In October, the Library of Congress celebrated a major milestone – Chronicling America, a free, online searchable database of historic U.S. newspapers, posted its 10 millionth page. To mark the milestone, the Library published a series of lists on its social media featuring interesting and off-beat content from the online archive. Several outlets picked up the stories or utilized the resource for lists of their own.
The Atlantic called the resource “one of the best time capsules online.”
“The database is a rich resource, but it’s also the best kind of Internet rabbit hole: You go in looking for one thing, and encounter a dozen fascinating oddities along the way,” wrote reporter Adrienne Lafrance.
“It took about eight years for Chronicling America, a database of historically significant American newspapers launched by the Library of Congress and the National Endowment for the Humanities, to log its 10 millionth newspaper page—not too long considering it took decades for all that news to happen,” wrote Lily Rothman for Time. Included in the story were headlines from 10 major moments in American history.
Washington Post reporter Abby Ohlheiser said, “I am very grateful that the Library of Congress’s researchers found this gem of a debate in their archives this week,” following a post on a series of cat-related headlines, including one on a “bitter war being waged over felines.”
The Atlantic’s City Lab came up with its own list on the history of happy hour.
The Los Angeles Times looked at newspapers from California in the digitized collection and highlighted some of the news of bygone days.
“Small moments, those, but such minutiae make up most people’s lives,” wrote reporter Scott Martelle. “And it’s fascinating to trace the arc back decades, distilling context for how we live today.”

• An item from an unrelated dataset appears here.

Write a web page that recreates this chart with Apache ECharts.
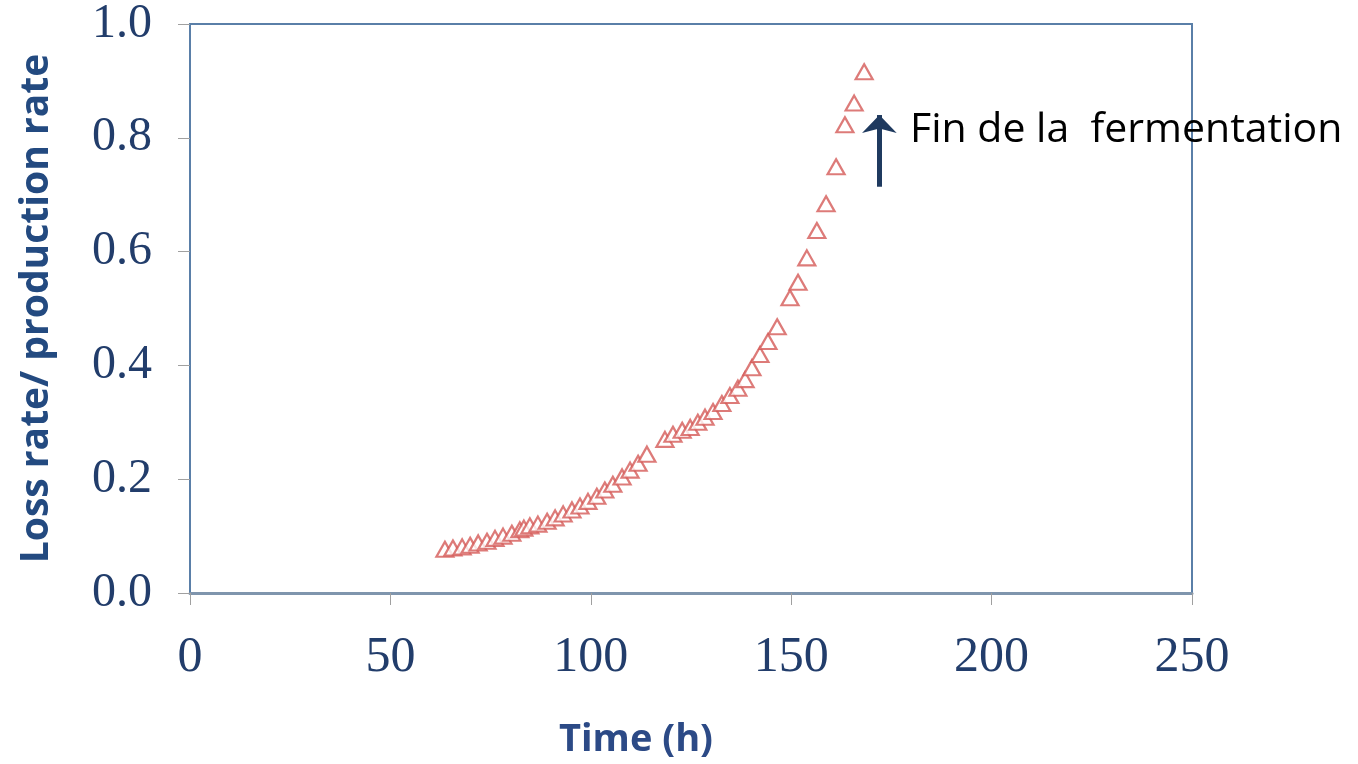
<!DOCTYPE html>
<html>
<head>
<meta charset="utf-8">
<script src="https://cdn.jsdelivr.net/npm/echarts@6/dist/echarts.min.js"></script>
<style>
  html, body { margin: 0; padding: 0; background: #fff; }
  #chart { width: 1358px; height: 764px; }
</style>
</head>
<body>
<div id="chart"></div>
<script>
// time (h) and loss rate / production rate
var timeH = [63.6, 65.6, 67.9, 69.9, 71.9, 74.1, 76.1, 78.1, 80.3, 82.3, 83.3, 84.8, 86.8, 89.1, 91.1, 93.1, 95.3, 97.3, 99.3, 101.5,
    103.5, 105.5, 107.8, 109.8, 111.8, 114.0, 118.5, 120.5, 122.8, 124.8, 126.7, 128.5, 130.5, 132.7, 134.7, 136.7, 138.5, 140.2,
    142.2, 144.2, 146.5, 149.7, 151.7, 153.9, 156.4, 158.7, 161.2, 163.4, 165.7, 168.2];
var ratio = [0.077, 0.079, 0.081, 0.084, 0.088, 0.091, 0.096, 0.100, 0.105, 0.111, 0.114, 0.118, 0.121, 0.126, 0.132, 0.139, 0.146, 0.153, 0.161, 0.170,
    0.181, 0.191, 0.204, 0.216, 0.228, 0.244, 0.270, 0.279, 0.286, 0.291, 0.300, 0.309, 0.319, 0.333, 0.347, 0.360, 0.375, 0.396,
    0.419, 0.442, 0.468, 0.519, 0.546, 0.589, 0.637, 0.684, 0.749, 0.823, 0.861, 0.916];
var xTicks = [0, 50, 100, 150, 200, 250];
var yTicks = [0, 0.2, 0.4, 0.6, 0.8, 1.0];
var arrowFrom = [172, 0.714];
var arrowTo = [172, 0.84];

var points = timeH.map(function (t, i) { return [t, ratio[i]]; });

var chart = echarts.init(document.getElementById('chart'), null, { renderer: 'canvas' });

var option = {
    animation: false,
    grid: {
        left: 190,
        right: 166,
        top: 24,
        bottom: 170,
        show: true,
        borderColor: '#5a7fa8',
        borderWidth: 2
    },
    xAxis: {
        type: 'value',
        min: xTicks[0],
        max: xTicks[xTicks.length - 1],
        interval: 50,
        name: 'Time (h)',
        nameLocation: 'middle',
        nameGap: 128,
        nameTextStyle: {
            fontFamily: 'Open Sans',
            fontWeight: 'bold',
            fontSize: 38,
            color: '#2c4a86',
            padding: [0, 110, 0, 0]
        },
        axisLine: { show: true, lineStyle: { color: '#7f95ad', width: 3 } },
        axisTick: { show: true, length: 12, lineStyle: { color: '#a0a0a0', width: 1 } },
        axisLabel: {
            margin: 40,
            fontFamily: 'Liberation Serif',
            fontSize: 50,
            color: '#223d6b'
        },
        splitLine: { show: false }
    },
    yAxis: {
        type: 'value',
        min: yTicks[0],
        max: yTicks[yTicks.length - 1],
        interval: 0.2,
        name: 'Loss rate/ production rate',
        nameLocation: 'middle',
        nameGap: 134,
        nameTextStyle: {
            fontFamily: 'Open Sans',
            fontWeight: 'bold',
            fontSize: 39,
            color: '#234a80'
        },
        axisLine: { show: true, lineStyle: { color: '#5a7fa8', width: 2 } },
        axisTick: { show: true, length: 12, lineStyle: { color: '#a0a0a0', width: 1 } },
        axisLabel: {
            margin: 38,
            fontFamily: 'Liberation Serif',
            fontSize: 48,
            color: '#223d6b',
            formatter: function (v) { return v.toFixed(1); }
        },
        splitLine: { show: false }
    },
    graphic: [{
        type: 'text',
        x: 910,
        y: 130,
        style: {
            text: 'Fin de la  fermentation',
            fontFamily: 'Open Sans',
            fontSize: 41,
            fill: '#000',
            verticalAlign: 'middle'
        }
    }],
    series: [{
        type: 'scatter',
        data: points,
        symbol: 'triangle',
        symbolSize: [17, 15],
        itemStyle: {
            color: '#ffffff',
            borderColor: '#d45a57',
            borderWidth: 2.2
        },
        markLine: {
            silent: true,
            symbol: ['none', 'arrow'],
            symbolSize: [26, 18],
            label: { show: false },
            lineStyle: { color: '#1f3a5f', width: 5, type: 'solid' },
            data: [[{ coord: arrowFrom }, { coord: arrowTo }]]
        }
    }]
};

chart.setOption(option);
window.addEventListener('resize', chart.resize);
</script>
</body>
</html>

The Daily Oklahoman highlighted the contribution of the Oklahoma Historical Society’s contribution of 300,000 historical state newspapers that are part of the collection.

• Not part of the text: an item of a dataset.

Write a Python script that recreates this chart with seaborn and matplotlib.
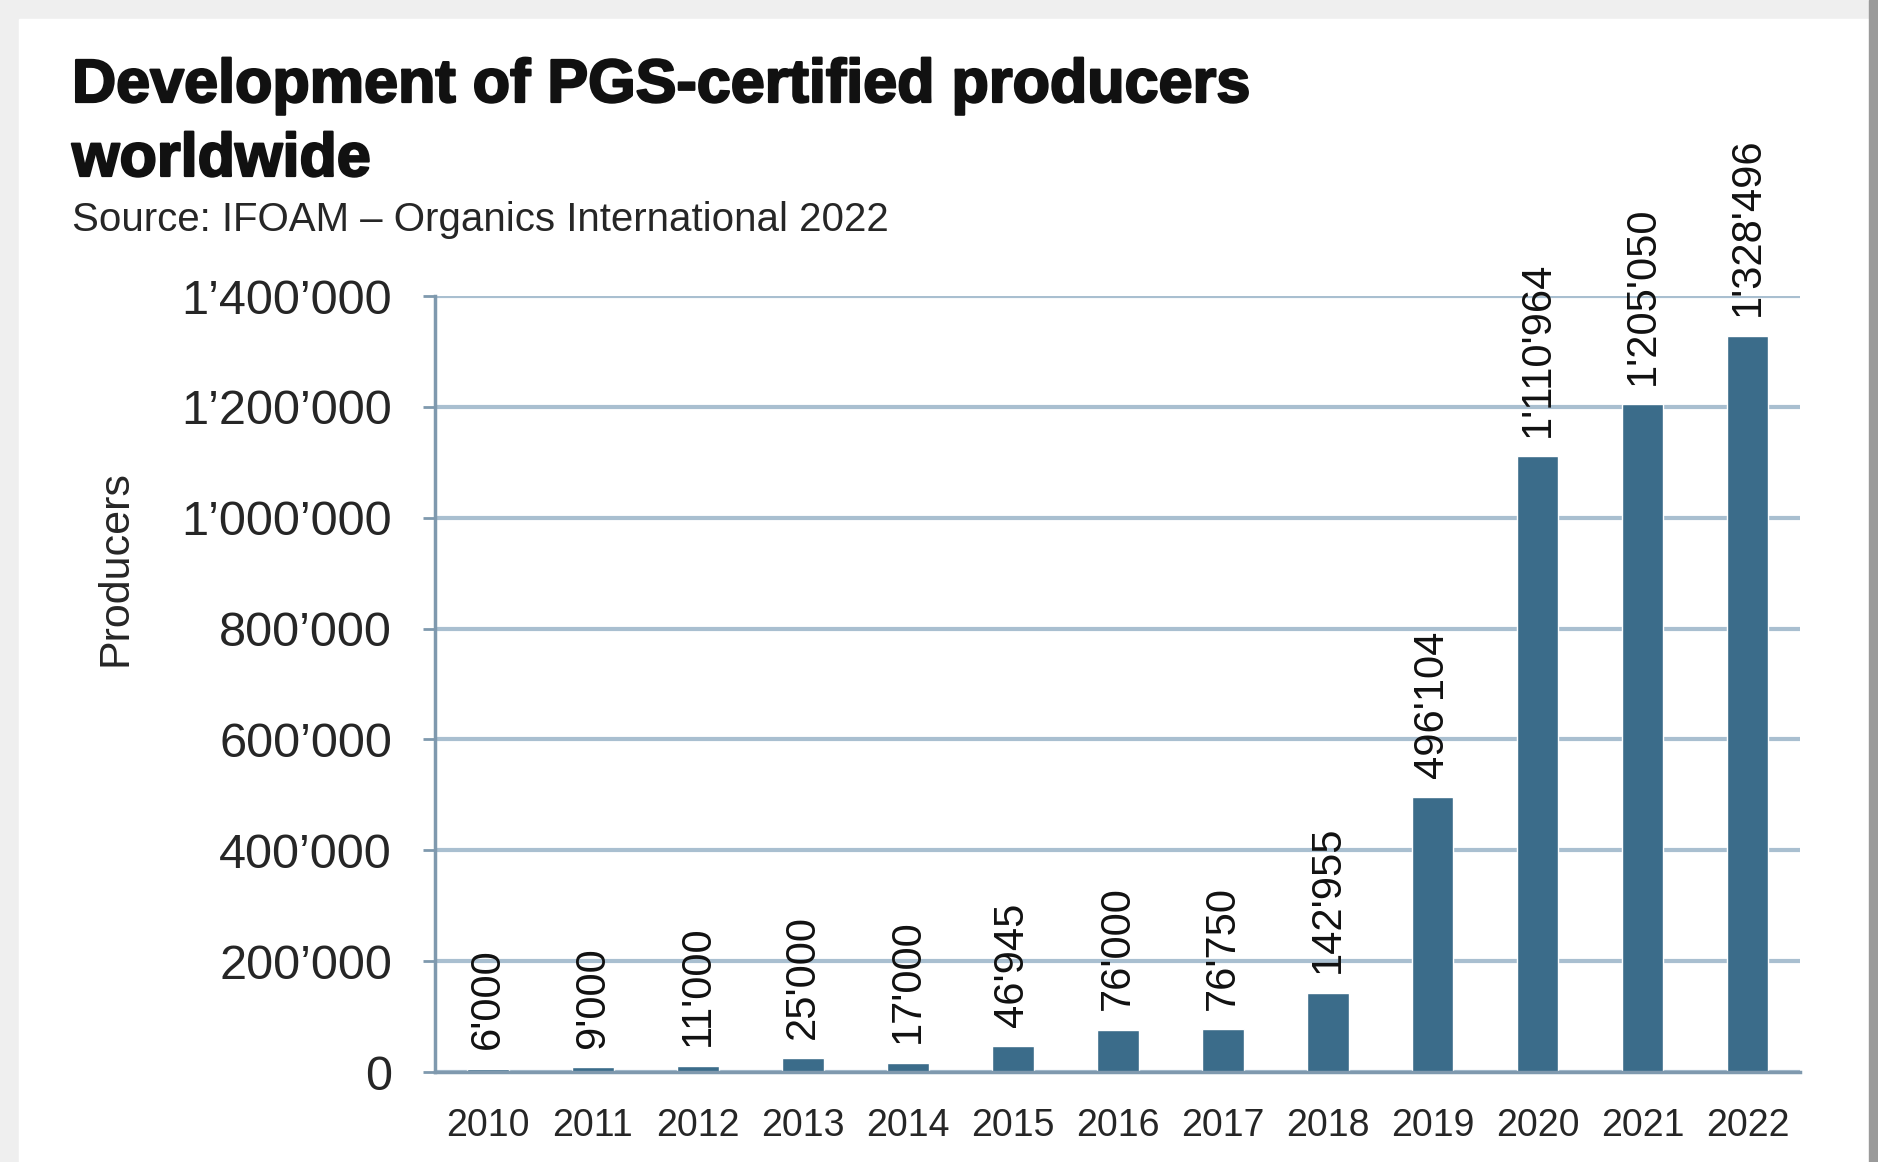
import matplotlib
matplotlib.use("Agg")
import matplotlib.pyplot as plt
import matplotlib.patches as mpatches
import matplotlib.patheffects as pe
from matplotlib.ticker import FixedLocator, FuncFormatter
import seaborn as sns
import pandas as pd

years = ["2010", "2011", "2012", "2013", "2014", "2015", "2016",
         "2017", "2018", "2019", "2020", "2021", "2022"]
producers = [6000, 9000, 11000, 25000, 17000, 46945, 76000,
             76750, 142955, 496104, 1110964, 1205050, 1328496]
yticks = [0, 200000, 400000, 600000, 800000, 1000000, 1200000, 1400000]

title_1 = "Development of PGS-certified producers"
title_2 = "worldwide"
subtitle = "Source: IFOAM \u2013 Organics International 2022"

bar_color = "#3b6c8a"
grid_color = "#a9bfd0"
axis_color = "#7f99ae"

df = pd.DataFrame({"year": years, "producers": producers})

sns.set_style("white")
plt.rcParams["font.family"] = ["Liberation Sans", "DejaVu Sans"]

fig = plt.figure(figsize=(18.78, 11.62), dpi=100)

# frame around the picture (light grey top/left, darker strip on the right)
fig.patches.append(mpatches.Rectangle((0, 0), 1, 1, transform=fig.transFigure,
                                      color="#efefef", zorder=-3))
fig.patches.append(mpatches.Rectangle((19 / 1878, 0), (1869 - 19) / 1878, 1 - 19 / 1162,
                                      transform=fig.transFigure, color="white", zorder=-2))
fig.patches.append(mpatches.Rectangle((1869 / 1878, 0), 9 / 1878, 1, transform=fig.transFigure,
                                      color="#9a9a9a", zorder=-1))

ax = fig.add_axes([435 / 1878, 1 - 1072 / 1162, (1800 - 435) / 1878, (1072 - 296) / 1162])
ax.set_facecolor("none")

sns.barplot(data=df, x="year", y="producers", color=bar_color, width=0.4,
            saturation=1, ax=ax, zorder=3)

ax.set_xlim(-0.5, len(years) - 0.5)
ax.set_ylim(0, 1400000)

ax.yaxis.set_major_locator(FixedLocator(yticks))
ax.yaxis.set_major_formatter(FuncFormatter(lambda v, p: f"{int(v):,}".replace(",", "\u2019")))
ax.grid(axis="y", color=grid_color, linewidth=3, zorder=0)
ax.grid(axis="x", visible=False)

for s in ["top", "right"]:
    ax.spines[s].set_visible(False)
for s in ["left", "bottom"]:
    ax.spines[s].set_color(axis_color)
    ax.spines[s].set_linewidth(2.5)
    ax.spines[s].set_zorder(4)

ax.set_xticks(range(len(years)), minor=False)
ax.set_xticks([i - 0.5 for i in range(len(years) + 1)], minor=True)
ax.tick_params(axis="x", which="major", length=0, pad=26, labelsize=27, labelcolor="#262626")
ax.tick_params(axis="x", which="minor", length=8, width=2, color=axis_color, direction="out")
ax.tick_params(axis="y", which="major", length=9, width=2, color=axis_color, direction="out",
               pad=22, labelsize=35, labelcolor="#262626", left=True)

ax.set_xlabel("")
ax.set_ylabel("")

for i, v in enumerate(producers):
    ax.annotate(f"{v:,}".replace(",", "'"), xy=(i, v), xytext=(0, 14),
                textcoords="offset points", rotation=90, ha="center", va="bottom",
                fontsize=30, color="#111111", annotation_clip=False, zorder=5)

fig.text(116 / 1878, 1 - 568 / 1162, "Producers", rotation=90, ha="center", va="center",
         fontsize=31, color="#262626")

heavy = [pe.withStroke(linewidth=1.6, foreground="#111111")]
fig.text(72 / 1878, 1 - 102 / 1162, title_1, fontsize=44, fontweight="bold",
         ha="left", va="baseline", color="#111111", path_effects=heavy)
fig.text(72 / 1878, 1 - 176 / 1162, title_2, fontsize=44, fontweight="bold",
         ha="left", va="baseline", color="#111111", path_effects=heavy)
fig.text(72 / 1878, 1 - 231 / 1162, subtitle, fontsize=29,
         ha="left", va="baseline", color="#262626")

fig.savefig("out.png", dpi=100)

“Chronicling America’s success in bringing historic Oklahoma newspapers to life was a turning point for the Oklahoma Historical Society’s mission to collect, preserve and share the history of the state of Oklahoma,” said Oklahoma Historical Society Director of Research Chad Williams.

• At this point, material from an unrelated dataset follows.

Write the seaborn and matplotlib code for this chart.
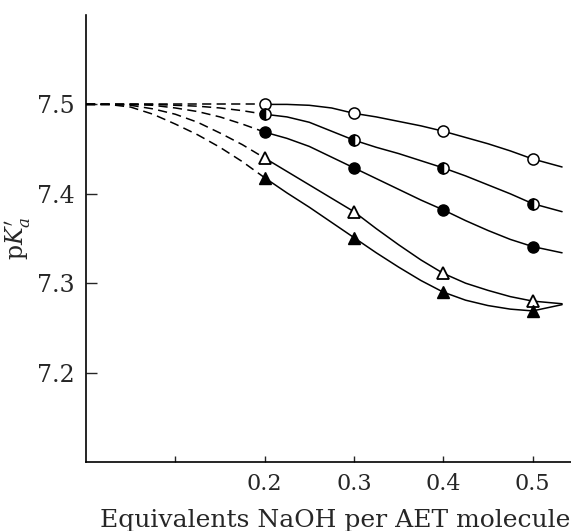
import matplotlib
matplotlib.use("Agg")
import matplotlib.pyplot as plt
import seaborn as sns

# measured points (equivalents NaOH, pKa')
marker_x = [0.2, 0.3, 0.4, 0.5]
open_circle = [7.500, 7.490, 7.470, 7.439]
half_circle = [7.489, 7.460, 7.429, 7.389]
filled_circle = [7.469, 7.429, 7.382, 7.341]
open_tri = [7.440, 7.380, 7.311, 7.280]
filled_tri = [7.418, 7.351, 7.290, 7.269]

# drawn curves (solid part)
curve_x = [0.2, 0.225, 0.25, 0.275, 0.3, 0.325, 0.35, 0.375, 0.4, 0.425, 0.45, 0.475, 0.5, 0.533]
open_circle_curve = [7.500, 7.500, 7.499, 7.496, 7.490, 7.486, 7.481, 7.476, 7.470, 7.463,
                     7.456, 7.448, 7.439, 7.430]
half_circle_curve = [7.489, 7.486, 7.480, 7.470, 7.460, 7.452, 7.445, 7.437, 7.429, 7.420,
                     7.410, 7.400, 7.389, 7.380]
filled_circle_curve = [7.469, 7.462, 7.453, 7.441, 7.429, 7.417, 7.405, 7.393, 7.382, 7.370,
                       7.359, 7.349, 7.341, 7.334]
open_tri_curve = [7.440, 7.425, 7.410, 7.395, 7.380, 7.361, 7.343, 7.326, 7.311, 7.300,
                  7.292, 7.285, 7.280, 7.277]
filled_tri_curve = [7.418, 7.401, 7.385, 7.368, 7.351, 7.334, 7.318, 7.303, 7.290, 7.281,
                    7.275, 7.271, 7.269, 7.276]

# extrapolated (dashed) part back to zero
dash_x = [0.0, 0.025, 0.05, 0.075, 0.1, 0.125, 0.15, 0.175, 0.2]
open_circle_dash = [7.500, 7.500, 7.500, 7.500, 7.500, 7.500, 7.500, 7.500, 7.500]
half_circle_dash = [7.500, 7.500, 7.500, 7.500, 7.499, 7.498, 7.496, 7.493, 7.489]
filled_circle_dash = [7.500, 7.500, 7.500, 7.499, 7.496, 7.492, 7.486, 7.478, 7.469]
open_tri_dash = [7.500, 7.500, 7.499, 7.495, 7.489, 7.480, 7.468, 7.455, 7.440]
filled_tri_dash = [7.500, 7.500, 7.497, 7.489, 7.478, 7.466, 7.452, 7.436, 7.418]

x_ticks = [0.1, 0.2, 0.3, 0.4, 0.5]
x_tick_labels = ["", "0.2", "0.3", "0.4", "0.5"]
y_ticks = [7.2, 7.3, 7.4, 7.5]
y_tick_labels = ["7.2", "7.3", "7.4", "7.5"]

sns.set_style("ticks")
plt.rcParams["font.family"] = ["DejaVu Serif"]
plt.rcParams["mathtext.fontset"] = "dejavuserif"

fig = plt.figure(figsize=(5.71, 5.31), dpi=100)
ax = fig.add_axes([86 / 571, 69 / 531, 485 / 571, 447 / 531])

curves = [open_circle_curve, half_circle_curve, filled_circle_curve, open_tri_curve, filled_tri_curve]
dashes = [open_circle_dash, half_circle_dash, filled_circle_dash, open_tri_dash, filled_tri_dash]
for c, d in zip(curves, dashes):
    sns.lineplot(x=curve_x, y=c, ax=ax, color="black", lw=1.1, sort=False, estimator=None)
    sns.lineplot(x=dash_x, y=d, ax=ax, color="black", lw=1.1, sort=False, estimator=None,
                 linestyle=(0, (6, 3.5)))

# markers
ax.plot(marker_x, open_circle, "o", ms=8, mfc="white", mec="black", mew=1.1, zorder=5)
ax.plot(marker_x, half_circle, "o", ms=8, fillstyle="left", mfc="black", mfcalt="white",
        mec="black", mew=1.1, zorder=5)
ax.plot(marker_x, filled_circle, "o", ms=8, mfc="black", mec="black", zorder=5)
ax.plot(marker_x, open_tri, "^", ms=8, mfc="white", mec="black", mew=1.3, zorder=5)
ax.plot(marker_x, filled_tri, "^", ms=8, mfc="black", mec="black", zorder=5)

ax.set_xlim(0, 0.543)
ax.set_ylim(7.1, 7.6)
ax.set_xticks(x_ticks)
ax.set_xticklabels(x_tick_labels, fontsize=16)
ax.set_yticks(y_ticks)
ax.set_yticklabels(y_tick_labels, fontsize=17)
ax.tick_params(axis="x", direction="in", length=4, width=1, pad=8)
ax.tick_params(axis="y", direction="in", length=8, width=1, pad=8)

sns.despine(ax=ax)
for s in ["left", "bottom"]:
    ax.spines[s].set_linewidth(1.2)
    ax.spines[s].set_color("black")

ax.set_ylabel(r"p$K_a^{\prime}$", fontsize=17, labelpad=3)
ax.set_xlabel("Equivalents NaOH per AET molecule", fontsize=18, ha="left")
ax.xaxis.set_label_coords(14 / 485, -0.105)

fig.savefig("out.png", dpi=100)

In other collection news, the Library acquired photographer Robert Dawson’s images of public libraries.
“His extensive visual survey can help us understand the varied and changing roles of public libraries today, in all their different sizes and locations, from storefront rooms to grand civic spaces; from crowded book mobiles to cutting edge designs,” Helena Zinkham, Library of Congress director for collections and services, told Hyperallergic. She added that a “hundred years from now, the survey will still be a valuable mirror. The future viewers will just be looking at the images from their own frame of reference and be able to notice more than we might today, such as which kinds of buildings and services endured; which disappeared; and which were preserved as reminders of another era, of library roots.”
Time also ran a piece and included several images from the collection.
Also in October, David Mao began serving as acting Librarian of Congress. Both American Libraries Magazine and the GW Hatchet (the newspaper of Mao’s alma mater The George Washington University) caught up him to discuss his new role.
“There are lots of opportunities here at the Library of Congress, so interested students should look into what we have available and consider working here because it really is a fabulous institution,” Mao told the GW Hatchet. “If you work hard, stay focused and strive for a particular goal, then you will eventually get there.”
Also recently appointed, or awarded as it were, was the 2015 John W. Kluge Prize for Achievement in the Study of Humanity. Recipients were Jürgen Habermas and Charles Margrave Taylor. The Washington Diplomat covered the ceremony.